The parties join issue over subsection (a)(4) of Rule 23, which requires that the representative parties fairly and adequately protect the interest of the class. The defendant notes that under the Truth in Lending Act as amended, recovery of statutory damages by a class is limited to $100,000 or one per cent of the defendant’s net worth.1 If the present class which contains over 300,000 is certified and proves to be successful in this action, each member will receive approximately thirty cents. Since each of those parties would have received between $100 and $1000 if they had successfully brought individual actions, the defendant argues that they cannot be adequately represented in a class of this size.

*588Before responding to defendant’s argument, we must briefly review the history of the limitation on class action recovery of statutory damages. As originally passed, the Truth in Lending Act fixed a minimum recovery of $100 per individual for statutory damages with no limit on the total recovery by a class. Courts were reluctant to certify large classes because if a defendant was found liable, an award of $100 to each of several hundred thousand plaintiffs could bankrupt the defendant. Some courts refused to certify classes and held that this was too severe a punishment for a technical violation of a complex scheme of statute and regulations. Ratner v. Chemical Bank New York Trust Company, 54 F.R.D. 412 (S.D.N.Y.1972). To prevent this result, Congress amended the Act in 1974 to limit the total recovery of statutory damages by a plaintiff class to $100,000 or one per cent of the defendant’s net worth and to waive the $100 minimum award for individual members of the class. 15 U.S.C.A. § 1640(a)(2)(B) (1974). This provision has since been amended by the Consumer Leasing Act of 1976, 90 Stat. 257, to read, “the lesser of $500,000 or one per centum

These amendments corrected the problem which barred certification in Ratner, but they created the problem which now faces us. Even if the plaintiffs can recover to the amended limit of $500,000, each class member will receive only a fraction of the amount he might obtain as an individual plaintiff. The defendant urges that, considering this drastic reduction in the class members’ awards, their representation by the named plaintiffs cannot be adequate for purposes of Rule 23(a)(4).

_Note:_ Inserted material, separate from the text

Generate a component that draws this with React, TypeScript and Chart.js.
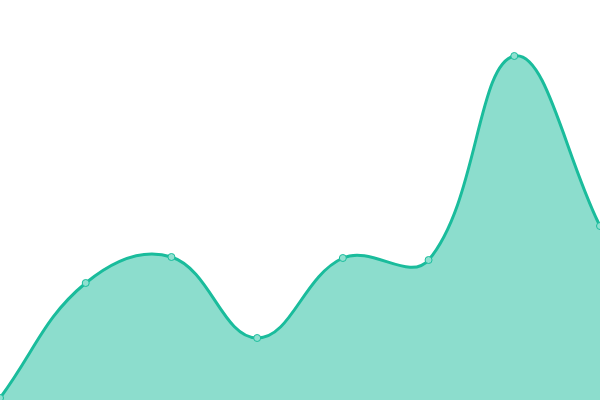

Although this argument identifies a serious flaw in the Act as amended, it does not bar certification of this class. As a precedent, it would prevent certification in all Truth in Lending cases in which the class, although otherwise manageable, was too large. Large classes are typical in Truth in Lending cases, because creditors often have hundreds of thousands of customers within a single jurisdiction. For these creditors the threat of a class action has a potent deterrent effect. Eliminating that deterrent for all large cases would emasculate the enforcement provisions of the Act. Since this would be the result of adopting defendant’s argument, we must decline to take that step. Our disposition of this issue is supported by the legislative history of the Act and its amendments. The Senate Report on the Consumer Leasing Act of 1976 2 states:

The chief enforcement tool will continue to be private actions for actual damages and civil penalties. . . . The risk of any ceiling on class action recoveries is that, if it is too low, it acts as a positive disincentive to the bringing of such actions and thus frustrates the enforcement policy for which class actions are recognized. .
The Committee wishes to avoid any implication that the ceiling on class action recovery is meant to discourage use of the class action device.

Senate Report No. 94-590, 94th Congress, 2d Session 8, reprinted in 1976 U.S.Code Cong, and Ad.News, at 438.

The disadvantage to the class members which certification seems to cause is alleviated by the exclusion procedure of Rule 23(c)(2). Under that subsection, each class member must receive notice of the litigation which advises him of his right to be excluded from the class. In this case, the notice must clearly inform the potential class member that he may have a right of recovery against Sears, that he may pursue his rights separately from the class, but that if he joins the class his prospects for recovery will be drastically reduced. A similar use of the exclusion process was approved in Goldman v. First National Bank, 532 F.2d 10 (7th Cir. 1976). That case presented a question as to the representative plaintiff’s authority to choose between alternative measures of damages when his choice would bind the class. The *589court did not consider the possibility that one choice might be more favorable to some members of the class than others an obstacle to certification, and it stated, “Fairness to the members of the class is, of course, ensured under the notice requirements of Rule 23(b)(3) which would allow those who wish to pursue their individual remedy to opt out of the class.” 532 F.2d at 16. In the present case, the exclusion provision of Rule 23 will insure fairness to those potential plaintiffs dissatisfied with the reduced recovery the class members will receive.

Finally, under Rule 23(b)(3), we find that common questions of law or fact predominate over questions affecting individual members, and that a class action is superior to other methods of adjudicating this controversy.

In a Supplemental Memorandum, the defendant argues that the representative parties cannot adequately represent the class if they receive a smaller recovery in a class suit than if they had brought suit individually. As authority, defendant cites Rollins v. Sears, (E.D.La.1976) 71 F.R.D. 540, in which the court denied certification of a class “without some adequate explanation for plaintiff’s altruism” in choosing to represent a class when he could have recovered more by suing individually. Absent some evidence of impropriety (which is not present in this case), we do not require an explanation of plaintiffs’ choice of a more effective deterrent to a creditor over greater personal gain for themselves.

A class will be certified in accord with the views herein expressed upon presentation of an order and notice.

. In the present case, the $100,000 measure would be applied.

. The Consumer Leasing Act of 1976, Pub.L. No. 94-240, § 185, (90 Stat. 257), amended Section 130 of the Truth in Lending Act, 15 U.S.C.A. § 1640 (1976).